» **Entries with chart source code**
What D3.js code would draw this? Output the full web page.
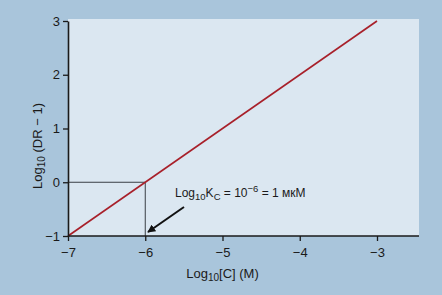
<!DOCTYPE html>
<html>
<head>
<meta charset="utf-8">
<script src="https://cdn.jsdelivr.net/npm/d3@7"></script>
<style>
  body { margin: 0; background: #a9c5db; }
  svg { display: block; }
  text { font-family: "Liberation Sans Narrow", "Liberation Sans", Arial, sans-serif; fill: #1a1a1a; }
</style>
</head>
<body>
<div id="chart"></div>
<script>
// log10 concentration vs log10(DR - 1), Schild plot
const logConc = [-7, -3];
const logDR = [-1, 3];
const xTicks = [-7, -6, -5, -4, -3];
const yTicks = [-1, 0, 1, 2, 3];
const kcPoint = [-6, 0];

const w = 442;
const h = 295;

const xScale = d3.scaleLinear().domain([-7, -3]).range([68, 377]);
const yScale = d3.scaleLinear().domain([-1, 3]).range([236, 21]);

const svg = d3.select("#chart")
  .append("svg")
  .attr("width", w)
  .attr("height", h);

// lighter plot panel
svg.append("rect")
  .attr("x", xScale(-7))
  .attr("y", 19)
  .attr("width", 419 - xScale(-7))
  .attr("height", yScale(-1) - 19)
  .attr("fill", "#dbe7f1");

// guide lines to the Kc point
svg.append("path")
  .attr("d", `M${xScale(-7)},${yScale(kcPoint[1])}H${xScale(kcPoint[0])}V${yScale(-1)}`)
  .attr("fill", "none")
  .attr("stroke", "#3a3f44")
  .attr("stroke-width", 1);

// regression line
const data = logConc.map((c, i) => [c, logDR[i]]);
svg.append("path")
  .datum(data)
  .attr("d", d3.line().x(d => xScale(d[0])).y(d => yScale(d[1])))
  .attr("fill", "none")
  .attr("stroke", "#a8202a")
  .attr("stroke-width", 1.6);

const fmt = d => d < 0 ? "\u2212" + Math.abs(d) : String(d);

const xAxis = d3.axisBottom(xScale).tickValues(xTicks).tickFormat(fmt).tickSize(5).tickSizeOuter(0);
const gx = svg.append("g")
  .attr("transform", `translate(0,${yScale(-1)})`)
  .call(xAxis);
gx.select(".domain").attr("d", `M${xScale(-7)},0H419`).attr("stroke", "#1a1a1a").attr("stroke-width", 1.6);
gx.selectAll(".tick line").attr("stroke", "#1a1a1a").attr("stroke-width", 1.3);
gx.selectAll(".tick text").attr("font-size", 13).attr("dy", "1em");

const yAxis = d3.axisLeft(yScale).tickValues(yTicks).tickFormat(fmt).tickSize(5).tickSizeOuter(0);
const gy = svg.append("g")
  .attr("transform", `translate(${xScale(-7)},0)`)
  .call(yAxis);
gy.select(".domain").attr("stroke", "#1a1a1a").attr("stroke-width", 1.6);
gy.selectAll(".tick line").attr("stroke", "#1a1a1a").attr("stroke-width", 1.3);
gy.selectAll(".tick text").attr("font-size", 13).attr("x", -8);
svg.selectAll(".tick text").attr("font-family", null);

// axis titles
const xt = svg.append("text")
  .attr("x", xScale(-5))
  .attr("y", 278)
  .attr("text-anchor", "middle")
  .attr("font-size", 13);
xt.append("tspan").text("Log");
xt.append("tspan").attr("font-size", 10).attr("dy", 3).text("10");
xt.append("tspan").attr("dy", -3).text("[C] (M)");

const yt = svg.append("text")
  .attr("transform", `translate(42,146) rotate(-90)`)
  .attr("text-anchor", "middle")
  .attr("font-size", 13);
yt.append("tspan").text("Log");
yt.append("tspan").attr("font-size", 10).attr("dy", 3).text("10");
yt.append("tspan").attr("dy", -3).text(" (DR \u2212 1)");

// annotation
const ann = svg.append("text")
  .attr("x", 175)
  .attr("y", 197)
  .attr("font-size", 12);
ann.append("tspan").text("Log");
ann.append("tspan").attr("font-size", 9.5).attr("dy", 3).text("10");
ann.append("tspan").attr("dy", -3).text("K");
ann.append("tspan").attr("font-size", 9.5).attr("dy", 3).text("C");
ann.append("tspan").attr("dy", -3).text(" = 10");
ann.append("tspan").attr("font-size", 9.5).attr("dy", -5).text("\u22126");
ann.append("tspan").attr("dy", 5).text(" = 1 \u043c\u043a\u041c");

svg.append("defs").append("marker")
  .attr("id", "arrow")
  .attr("viewBox", "0 0 10 10")
  .attr("refX", 9)
  .attr("refY", 5)
  .attr("markerWidth", 4)
  .attr("markerHeight", 4)
  .attr("orient", "auto")
  .append("path")
  .attr("d", "M0,0L10,5L0,10z")
  .attr("fill", "#111");

svg.append("line")
  .attr("x1", 184).attr("y1", 207)
  .attr("x2", 148).attr("y2", 232)
  .attr("stroke", "#111")
  .attr("stroke-width", 2)
  .attr("marker-end", "url(#arrow)");
</script>
</body>
</html>
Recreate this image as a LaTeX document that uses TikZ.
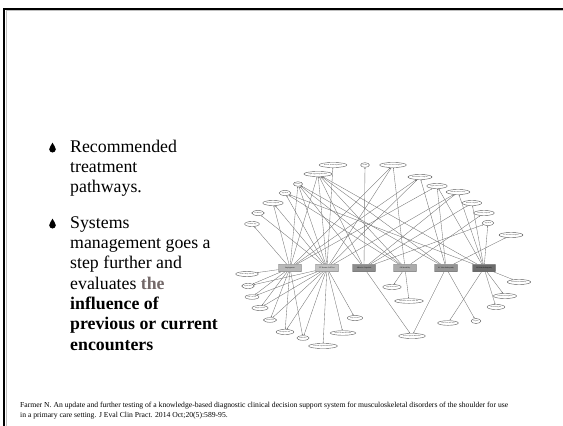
\documentclass[tikz,border=0pt]{standalone}
\usepackage{fontspec}
\setmainfont{Liberation Serif}
\usetikzlibrary{arrows.meta,shapes.geometric}

\definecolor{accent}{RGB}{115,105,105}

\tikzset{
	symptom/.style={ellipse, draw=black!65, fill=white, line width=0.4pt, inner xsep=0.9pt, inner ysep=1.1pt, font=\fontsize{1.5}{1.7}\selectfont},
	dx/.style={draw=black!60, rounded corners=0.6pt, line width=0.3pt, minimum width=23pt, minimum height=7.5pt, inner sep=0.5pt, font=\fontsize{1.8}{2}\selectfont},
	link/.style={draw=black!55, line width=0.35pt, -{Latex[length=1.4pt,width=1.2pt]}},
	body/.style={anchor=base west, inner sep=0pt, font=\fontsize{17.8}{20}\selectfont},
	cite/.style={anchor=base west, inner sep=0pt, font=\fontsize{7.65}{8}\selectfont},
	drop/.pic={
		\fill (0,-5.3) .. controls (0.8,-2.8) and (3.3,-1.2) .. (3.3,1.2)
			arc[start angle=0, end angle=180, radius=3.3]
			.. controls (-3.3,-1.2) and (-0.8,-2.8) .. cycle;
	}
}

\begin{document}
\begin{tikzpicture}[x=1pt, y=-1pt]

	\useasboundingbox (0,0) rectangle (563,426);

	% slide frame
	\draw [line width=2pt]						(4,426) -- (4,8.5) -- (563,8.5);
	\draw [black!25, line width=0.8pt]	(6.3,426) -- (6.3,10.6) -- (563,10.6);

	% bullet text
	\pic at (52.5,148) {drop};
	\node [body] (l1) at (70,152)   {Recommended};
	\node [body] (l2) at (70,172.3) {treatment};
	\node [body] (l3) at (70,192.6) {pathways.};

	\pic at (52.5,224) {drop};
	\node [body] (m1) at (70,228)   {Systems};
	\node [body] (m2) at (70,248.3) {management goes a};
	\node [body] (m3) at (70,268.6) {step further and};
	\node [body] (m4) at (70,289)   {evaluates \textbf{\textcolor{accent}{the}}};
	\node [body] (m5) at (70,309.3) {\textbf{influence of}};
	\node [body] (m6) at (70,329.6) {\textbf{previous or current}};
	\node [body] (m7) at (70,350)   {\textbf{encounters}};

	% diagnoses
	\node [dx, fill=black!28]	(d1) at (290,268) {Impingement};
	\node [dx, fill=black!24]	(d2) at (327,268) {FT Rotator Cuff Tear};
	\node [dx, fill=black!45]	(d3) at (364,268) {Adhesive Capsulitis};
	\node [dx, fill=black!33]	(d4) at (405,268) {GH Instability};
	\node [dx, fill=black!42]	(d5) at (446,268) {AC Joint Arthropathy};
	\node [dx, fill=black!58]	(d6) at (484,268) {GH Joint Arthropathy};

	% history and complaints
	\node [symptom] (a1)  at (252,224) {Off Work Age};
	\node [symptom] (a2)  at (258,213) {OA History};
	\node [symptom] (a3)  at (273,203) {Weakness Complaint};
	\node [symptom] (a4)  at (285,193) {Age 40-60};
	\node [symptom] (a5)  at (298,184) {Trauma};
	\node [symptom] (a6)  at (318,174) {Night Aggravating Movement};
	\node [symptom] (a7)  at (333,165) {Shoulder Thumb Dependence};
	\node [symptom] (a8)  at (365,165) {Gender};
	\node [symptom] (a9)  at (393,165) {Pain Lateral Arm Complaint};
	\node [symptom] (a10) at (420,177) {Pain Shoulder Complaint};
	\node [symptom] (a11) at (437,186) {Upper Limb Activity};
	\node [symptom] (a12) at (458,192) {Stiff Movement Activity};
	\node [symptom] (a13) at (472,203) {Stiffness Complaint};
	\node [symptom] (a14) at (484,213) {Instability Complaint};
	\node [symptom] (a15) at (488,223) {Age 50-70};
	\node [symptom] (a16) at (511,235) {AC Joint Pain Complaint};

	% examination findings
	\node [symptom] (b1)  at (247,274) {Positive Drop Arm Test};
	\node [symptom] (b2)  at (248,286) {Speeds Test};
	\node [symptom] (b3)  at (252,297) {Full Can Test};
	\node [symptom] (b4)  at (260,308) {Empty Can Test};
	\node [symptom] (b5)  at (270,320) {Lift Off Test};
	\node [symptom] (b6)  at (285,332) {Infraspinatus Test};
	\node [symptom] (b7)  at (303,338) {Painful Arc};
	\node [symptom] (b8)  at (323,346) {Pain With Capsular Restriction};
	\node [symptom] (b9)  at (355,318) {Drop Arm Test};
	\node [symptom] (b10) at (343,333) {Passive Ext Rotation Limit};
	\node [symptom] (b11) at (392,287) {Apprehension Test};
	\node [symptom] (b12) at (409,301) {Relocation Anterior Glide Test};
	\node [symptom] (b13) at (412,336) {Passive Capsular Restriction};
	\node [symptom] (b14) at (448,323) {Scarf Cross Arm Test};
	\node [symptom] (b15) at (476,321) {Crepitus};
	\node [symptom] (b16) at (519,282) {Pain Restricted Mobility};
	\node [symptom] (b17) at (505,296) {GH Joint Line Palpation};
	\node [symptom] (b18) at (496,307) {GH Swelling Test};

	% links
	\foreach \d/\s in {d1/a1, d1/a3, d1/a5, d1/a6, d1/a9, d1/a10, d1/a11,
			d2/a2, d2/a3, d2/a4, d2/a5, d2/a6, d2/a7, d2/a9, d2/a10, d2/a12,
			d3/a5, d3/a6, d3/a8, d3/a12, d3/a13, d3/a15,
			d4/a4, d4/a5, d4/a6, d4/a9, d4/a14,
			d5/a5, d5/a6, d5/a10, d5/a11, d5/a16,
			d6/a4, d6/a6, d6/a11, d6/a12, d6/a13, d6/a15}
		\draw [link] (\d) -- (\s);

	\foreach \d/\s in {d1/b1, d1/b2, d1/b3, d1/b4, d1/b5, d1/b6, d1/b7,
			d2/b2, d2/b3, d2/b4, d2/b5, d2/b6, d2/b7, d2/b8, d2/b9, d2/b10,
			d3/b13, d4/b11, d4/b12, d5/b13, d5/b15,
			d6/b14, d6/b16, d6/b17, d6/b18}
		\draw [link] (\d) -- (\s);

	% reference
	\node [cite] (c1) at (20,407) {Farmer N. An update and further testing of a knowledge-based diagnostic clinical decision support system for musculoskeletal disorders of the shoulder for use};
	\node [cite] (c2) at (20,417) {in a primary care setting. J Eval Clin Pract. 2014 Oct;20(5):589-95.};

\end{tikzpicture}
\end{document}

» **What is needed**
Say how many lines hold the word "draw", giving the number and nothing else.

» **Solution for this task**
8